(Note: This Guest Blog is by Corey Harris, an attorney with Merlin Law Group in the Tampa, Florida, office. This is the fifth part in a series he is writing on post-loss duties).
With the prevalence of supplemental claims, especially in Florida, one issue that has been coming up recently is the requirement that the insurer receive timely notice of a loss. Many times, these supplemental claims are made years after the occurrence (Hurricane Wilma for instance), and some insurers are denying coverage for the damages and refusing to participate in the appraisal process. Their argument is that they did not receive timely notice of the damages and the length of time has substantially prejudiced their investigation of the claim.

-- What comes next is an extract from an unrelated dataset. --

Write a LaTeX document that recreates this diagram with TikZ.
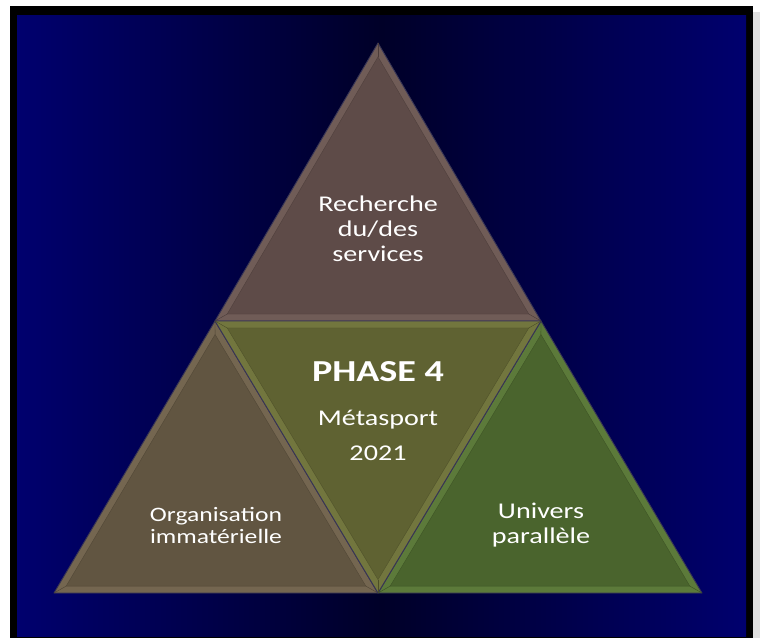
\documentclass[tikz,border=0pt]{standalone}
\usepackage{fontspec}
\newfontfamily\calib[FakeStretch=1.25]{Carlito}
\usetikzlibrary{calc}
\definecolor{navy}{RGB}{0,0,110}
\definecolor{navydark}{RGB}{0,0,40}
\definecolor{topbase}{RGB}{94,75,72}
\definecolor{toplight}{RGB}{112,92,87}
\definecolor{midbase}{RGB}{95,98,50}
\definecolor{midlight}{RGB}{114,118,62}
\definecolor{leftbase}{RGB}{97,85,65}
\definecolor{leftlight}{RGB}{116,102,80}
\definecolor{rightbase}{RGB}{74,100,45}
\definecolor{rightlight}{RGB}{92,122,58}
\definecolor{edgeline}{RGB}{55,52,85}
\newcommand\bevtri[6]{%
  \fill[#5, draw=edgeline, line width=0.9pt, line join=round] (#1)--(#2)--(#3)--cycle;
  \fill[#6] ($(#4)!0.925!(#1)$)--($(#4)!0.925!(#2)$)--($(#4)!0.925!(#3)$)--cycle;
  \draw[#6!85!black, line width=0.4pt] ($(#4)!0.925!(#1)$)--($(#4)!0.925!(#2)$)--($(#4)!0.925!(#3)$)--cycle;
  \foreach \vv in {#1,#2,#3} \draw[#6!80!black, line width=0.4pt] (\vv) -- ($(#4)!0.925!(\vv)$);
}
\begin{document}
\begin{tikzpicture}[x=1pt,y=-1pt,
  lbl/.style={text=white, inner sep=0pt, anchor=base, font=\calib\fontsize{22.5}{26}\selectfont},
  lbls/.style={text=white, inner sep=0pt, anchor=base, font=\calib\fontsize{20.5}{22}\selectfont},
  lblb/.style={text=white, inner sep=0pt, anchor=base, font=\calib\bfseries\fontsize{30.5}{34}\selectfont}]
\useasboundingbox (0,0) rectangle (763,638);
\fill[white] (0,0) rectangle (763,638);
\fill[black!12] (753,12) rectangle (760,638);
\fill[black] (10,6) rectangle (753,638);
\shade[left color=navy, right color=navy, middle color=navydark] (17,15) rectangle (746,636);
% vertices
\coordinate (A) at (378,43);
\coordinate (L) at (215,321);
\coordinate (R) at (541,321);
\coordinate (BL) at (54,593);
\coordinate (BM) at (378,593);
\coordinate (BR) at (702,593);
% incentres
\coordinate (It) at (378,228);
\coordinate (Im) at (378,414);
\coordinate (Il) at (216,501);
\coordinate (Ir) at (540,501);
\bevtri{A}{L}{R}{It}{toplight}{topbase}
\bevtri{L}{BL}{BM}{Il}{leftlight}{leftbase}
\bevtri{R}{BM}{BR}{Ir}{rightlight}{rightbase}
\bevtri{L}{R}{BM}{Im}{midlight}{midbase}
% texts
\node[lbl] (t1) at (378,211.5) {Recherche};
\node[lbl] (t2) at (378,236.5) {du/des};
\node[lbl] (t3) at (378,261.5) {services};
\node[lblb] (phase) at (378,381) {PHASE 4};
\node[lbl] (meta) at (378,425) {Métasport};
\node[lbl] (year) at (378,460) {2021};
\node[lbls] (l1) at (216,521.5) {Organisation};
\node[lbls] (l2) at (216,543) {immatérielle};
\node[lbl] (r1) at (541,518) {Univers};
\node[lbl] (r2) at (541,543) {parallèle};
\end{tikzpicture}
\end{document}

While many of these arguments will likely fail because the insurer was timely notified of the loss after the storm and simply did not perform a full investigation to determine the correct extent of the damages, these situations highlight the importance of timely notification.
In one way or another, most policies state that the insured has a duty to give prompt notice of any loss to the insurer. Some policies may actually list out the exact time in which the notice must occur, and some states even have statutes which cover this exact topic. While this may prove helpful to the policyholder and help answer any questions as what constitutes “prompt” or “timely” notice, these instances are the exception and not the rule. Thus, there has been, and continues to be, an abundance of litigation over what these clauses actually mean.
So how quickly must notice of a loss be given? The general rule of thumb is that you should give notice as soon as possible. The occurrence of a loss usually triggers the policyholder’s duty to inform the insurer and doing so immediately can help reduce or eliminate any argument of noncompliance.
When an issue of whether notice was prompt or timely arises, courts must assess the cases individually. The individual facts surrounding each situation are very important and some jurisdictions may be very strict while others may be more lenient. Courts must determine if the time between the loss and the notice was reasonable under all of the facts and circumstances of the case. Employers Cas. Co. v. Vargas, 159 So. 2d 875, 877 (Fla. 2nd DCA 1964).
In Texas, one court held that without extenuating circumstances, a 54 day delay in reporting a claim was not reasonable and allowed an insurer to deny coverage. McPherson v. St. Paul Fire & Marine Ins. Co., 350 F.2d 563 (5th Cir. 1964).
At the opposite end of the spectrum, the United States District Court for the Southern District of Florida held that notice was not necessarily untimely when given much later than 54 days after the loss, when an insured did not discover the damages until many months after a hurricane. Vision I Homeowners Ass’n, Inc. v. Aspen Specialty Ins. Co., 2009 WL 4927162 (S.Dist. Fla. December 22, 2009). As the Court noted in that case, “the Aspen policy created the possibility of this inherent ambiguity regarding notice by using the term “prompt notice” rather than a finite term, such as requiring notice within sixty or ninety days from the date of the loss.”
These cases show that there is a diverse range of findings that deal with prompt or timely notice of a loss. Some states require that an insurer be prejudiced by the late notice in order to avoid coverage. This is the law in Florida, however, there is a presumption that late notice has prejudiced the insurer and it is up to the policyholder to prove otherwise. While some states take the opposite stance and put the burden of proving prejudice on the insurer, the best way to avoid having to deal with these issues is to give notice as soon as possible. If you are having an issue with whether the notice was prompt, you should have a good understanding of the laws of your particular jurisdiction to determine how best to move forward.
The consequences of a finding that the policyholder did not provide the insurer with prompt notice of a loss can be severe, possibly resulting in complete denial of a claim. Providing notice as soon as possible will help prevent litigation over what constitutes “prompt” or “timely” notice and will move the claim along more quickly. It will also reduce the chances that a claim is denied because of noncompliance with the post loss obligations.